- [Given exercise]:
Every line that holds "this" should be shown.

::: Records for processing :::

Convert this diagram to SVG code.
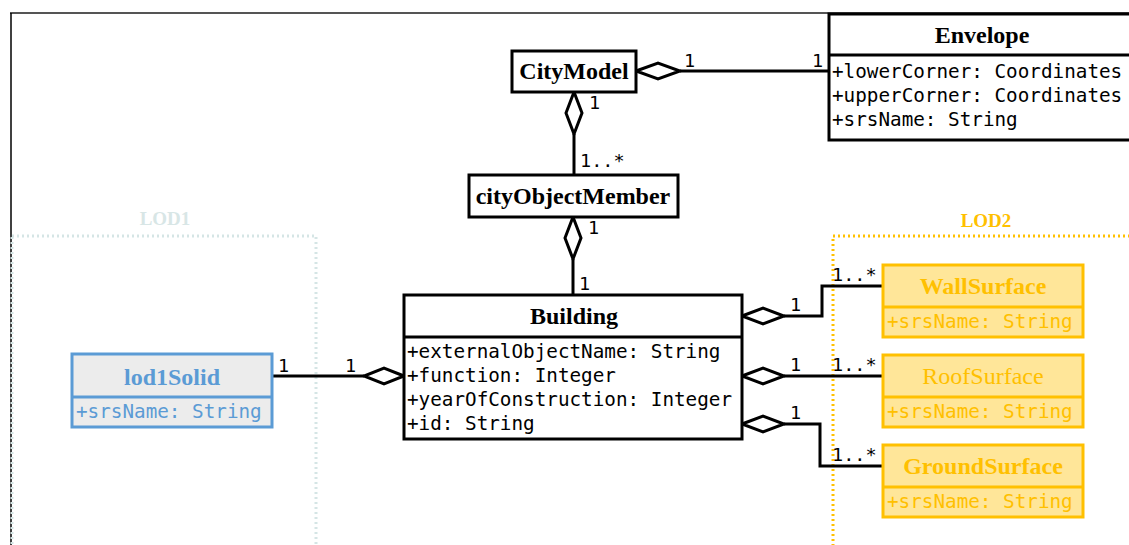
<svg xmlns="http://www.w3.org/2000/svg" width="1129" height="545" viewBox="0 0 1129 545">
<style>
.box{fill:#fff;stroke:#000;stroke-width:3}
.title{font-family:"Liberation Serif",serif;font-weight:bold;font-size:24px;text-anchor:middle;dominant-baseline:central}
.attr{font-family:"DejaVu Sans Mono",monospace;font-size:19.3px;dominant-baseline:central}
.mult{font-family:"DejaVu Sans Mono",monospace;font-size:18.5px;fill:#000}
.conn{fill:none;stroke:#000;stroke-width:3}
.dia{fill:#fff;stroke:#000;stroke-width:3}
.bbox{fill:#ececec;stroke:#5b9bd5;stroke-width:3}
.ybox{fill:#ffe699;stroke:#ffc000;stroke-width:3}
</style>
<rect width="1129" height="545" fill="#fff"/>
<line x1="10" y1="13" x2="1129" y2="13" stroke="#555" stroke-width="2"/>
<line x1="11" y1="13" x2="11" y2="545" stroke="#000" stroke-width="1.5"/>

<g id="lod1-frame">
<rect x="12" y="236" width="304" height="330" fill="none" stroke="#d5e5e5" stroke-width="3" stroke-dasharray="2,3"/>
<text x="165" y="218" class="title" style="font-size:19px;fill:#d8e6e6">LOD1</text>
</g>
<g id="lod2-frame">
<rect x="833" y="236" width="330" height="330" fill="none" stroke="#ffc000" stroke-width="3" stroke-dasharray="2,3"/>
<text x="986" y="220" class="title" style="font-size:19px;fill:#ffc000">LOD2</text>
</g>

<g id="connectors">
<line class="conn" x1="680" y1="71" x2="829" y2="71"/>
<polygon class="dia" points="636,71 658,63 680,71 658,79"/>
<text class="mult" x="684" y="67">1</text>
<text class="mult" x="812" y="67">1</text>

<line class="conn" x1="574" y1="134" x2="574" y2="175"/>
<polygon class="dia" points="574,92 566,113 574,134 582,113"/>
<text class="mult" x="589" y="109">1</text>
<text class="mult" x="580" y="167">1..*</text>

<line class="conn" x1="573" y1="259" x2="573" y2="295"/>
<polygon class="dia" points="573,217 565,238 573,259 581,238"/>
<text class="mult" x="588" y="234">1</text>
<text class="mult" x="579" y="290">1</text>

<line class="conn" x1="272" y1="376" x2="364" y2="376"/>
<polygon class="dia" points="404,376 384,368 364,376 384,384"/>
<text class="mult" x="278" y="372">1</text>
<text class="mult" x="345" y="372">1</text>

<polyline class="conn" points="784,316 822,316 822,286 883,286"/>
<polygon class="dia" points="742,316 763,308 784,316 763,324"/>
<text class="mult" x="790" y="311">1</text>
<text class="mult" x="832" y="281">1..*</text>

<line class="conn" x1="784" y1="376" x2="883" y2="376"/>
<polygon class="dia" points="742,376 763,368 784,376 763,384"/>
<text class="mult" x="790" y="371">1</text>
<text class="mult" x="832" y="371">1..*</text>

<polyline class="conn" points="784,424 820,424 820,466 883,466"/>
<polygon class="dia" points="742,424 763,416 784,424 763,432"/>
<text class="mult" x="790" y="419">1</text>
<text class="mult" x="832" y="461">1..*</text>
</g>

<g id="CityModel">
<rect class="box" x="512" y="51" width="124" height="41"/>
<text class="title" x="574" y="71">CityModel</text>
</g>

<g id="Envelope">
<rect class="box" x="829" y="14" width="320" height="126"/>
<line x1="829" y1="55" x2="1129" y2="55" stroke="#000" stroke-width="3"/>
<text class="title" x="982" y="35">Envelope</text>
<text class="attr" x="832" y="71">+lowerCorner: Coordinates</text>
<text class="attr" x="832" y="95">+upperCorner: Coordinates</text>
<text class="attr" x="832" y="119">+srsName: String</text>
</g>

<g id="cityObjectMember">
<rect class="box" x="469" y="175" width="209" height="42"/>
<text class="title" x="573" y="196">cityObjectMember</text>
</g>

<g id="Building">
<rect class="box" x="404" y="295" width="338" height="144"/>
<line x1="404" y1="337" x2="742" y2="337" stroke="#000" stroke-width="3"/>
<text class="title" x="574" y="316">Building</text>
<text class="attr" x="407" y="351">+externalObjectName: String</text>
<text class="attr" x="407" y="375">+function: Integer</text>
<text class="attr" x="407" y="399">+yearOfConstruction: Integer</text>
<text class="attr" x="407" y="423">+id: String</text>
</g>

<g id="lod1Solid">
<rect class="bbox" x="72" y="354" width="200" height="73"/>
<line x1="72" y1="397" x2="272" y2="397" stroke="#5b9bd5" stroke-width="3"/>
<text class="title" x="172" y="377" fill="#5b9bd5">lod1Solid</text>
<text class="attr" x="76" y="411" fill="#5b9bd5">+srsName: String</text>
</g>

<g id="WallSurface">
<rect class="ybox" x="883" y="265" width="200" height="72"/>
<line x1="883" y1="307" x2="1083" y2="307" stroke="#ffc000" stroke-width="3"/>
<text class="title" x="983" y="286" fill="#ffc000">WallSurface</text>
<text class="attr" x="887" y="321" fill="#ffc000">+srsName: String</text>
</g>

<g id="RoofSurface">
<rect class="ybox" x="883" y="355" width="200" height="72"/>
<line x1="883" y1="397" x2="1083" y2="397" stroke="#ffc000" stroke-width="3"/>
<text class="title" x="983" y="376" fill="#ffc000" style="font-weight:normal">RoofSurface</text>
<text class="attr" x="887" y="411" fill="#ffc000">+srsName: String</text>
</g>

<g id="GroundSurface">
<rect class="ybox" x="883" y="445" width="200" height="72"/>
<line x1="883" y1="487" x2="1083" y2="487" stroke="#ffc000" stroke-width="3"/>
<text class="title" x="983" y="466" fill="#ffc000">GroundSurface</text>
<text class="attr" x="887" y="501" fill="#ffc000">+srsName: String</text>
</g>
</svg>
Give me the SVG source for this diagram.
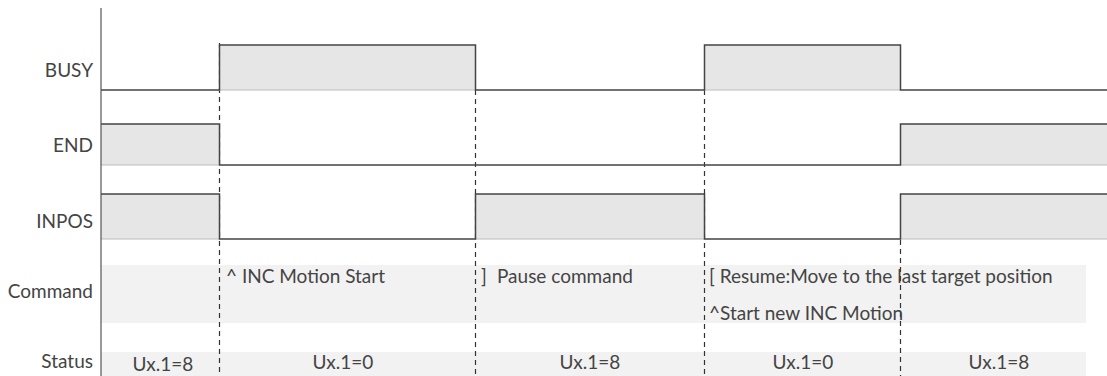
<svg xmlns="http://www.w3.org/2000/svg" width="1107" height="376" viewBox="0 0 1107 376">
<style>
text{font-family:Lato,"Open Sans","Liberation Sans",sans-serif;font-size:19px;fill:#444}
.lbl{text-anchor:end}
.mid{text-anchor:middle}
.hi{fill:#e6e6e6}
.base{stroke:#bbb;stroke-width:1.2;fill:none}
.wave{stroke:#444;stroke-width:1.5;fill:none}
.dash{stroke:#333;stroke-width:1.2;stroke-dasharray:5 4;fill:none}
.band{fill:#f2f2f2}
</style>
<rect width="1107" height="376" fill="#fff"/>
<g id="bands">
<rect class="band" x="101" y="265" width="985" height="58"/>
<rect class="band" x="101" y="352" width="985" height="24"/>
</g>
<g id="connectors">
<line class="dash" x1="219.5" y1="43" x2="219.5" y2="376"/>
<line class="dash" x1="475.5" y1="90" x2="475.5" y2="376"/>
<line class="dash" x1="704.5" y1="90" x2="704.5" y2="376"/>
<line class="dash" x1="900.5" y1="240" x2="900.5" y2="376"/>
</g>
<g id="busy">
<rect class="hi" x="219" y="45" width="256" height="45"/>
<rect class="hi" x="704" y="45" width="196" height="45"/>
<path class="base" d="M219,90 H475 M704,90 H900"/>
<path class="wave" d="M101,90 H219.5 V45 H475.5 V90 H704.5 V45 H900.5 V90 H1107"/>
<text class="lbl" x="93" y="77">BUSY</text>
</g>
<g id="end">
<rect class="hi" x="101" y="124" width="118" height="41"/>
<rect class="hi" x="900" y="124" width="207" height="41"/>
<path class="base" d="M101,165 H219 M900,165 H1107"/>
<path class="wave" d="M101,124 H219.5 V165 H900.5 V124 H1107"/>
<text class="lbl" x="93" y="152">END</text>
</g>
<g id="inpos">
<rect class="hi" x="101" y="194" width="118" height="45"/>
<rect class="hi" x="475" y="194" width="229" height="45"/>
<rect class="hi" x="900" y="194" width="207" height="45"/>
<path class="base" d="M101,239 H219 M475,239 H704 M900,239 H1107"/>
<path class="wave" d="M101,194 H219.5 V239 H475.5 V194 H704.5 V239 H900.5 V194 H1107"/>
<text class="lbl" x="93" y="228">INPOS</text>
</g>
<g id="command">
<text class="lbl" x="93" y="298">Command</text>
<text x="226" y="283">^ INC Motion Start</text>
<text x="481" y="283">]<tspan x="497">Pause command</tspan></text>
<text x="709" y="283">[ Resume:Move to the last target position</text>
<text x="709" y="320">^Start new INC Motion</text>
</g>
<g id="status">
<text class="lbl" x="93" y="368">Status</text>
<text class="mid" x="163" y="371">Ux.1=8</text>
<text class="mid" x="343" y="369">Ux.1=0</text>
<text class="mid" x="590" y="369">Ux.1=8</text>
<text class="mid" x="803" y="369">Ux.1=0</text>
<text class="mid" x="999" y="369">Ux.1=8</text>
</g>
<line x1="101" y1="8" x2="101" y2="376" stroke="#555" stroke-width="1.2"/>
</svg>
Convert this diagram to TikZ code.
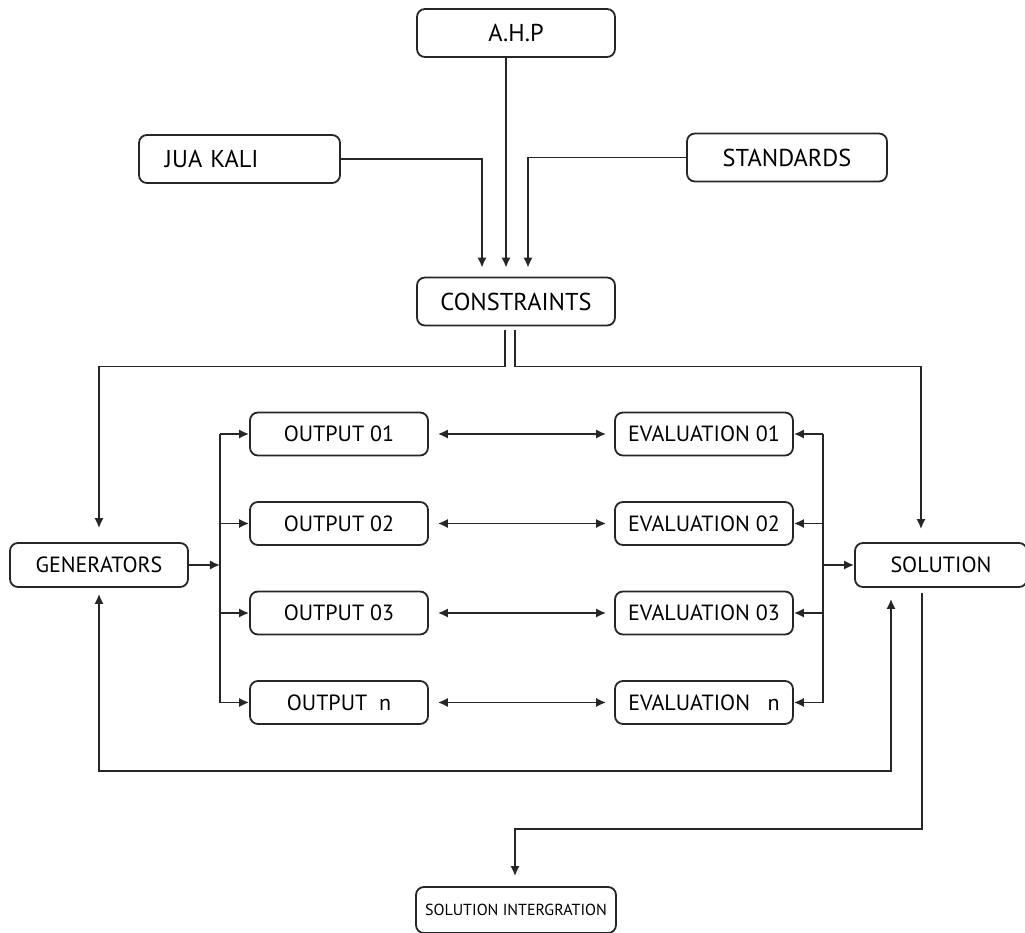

:::

- [Solution]:
Convert this diagram to SVG code.
Give me the SVG source for this diagram.
Convert this diagram to TikZ code.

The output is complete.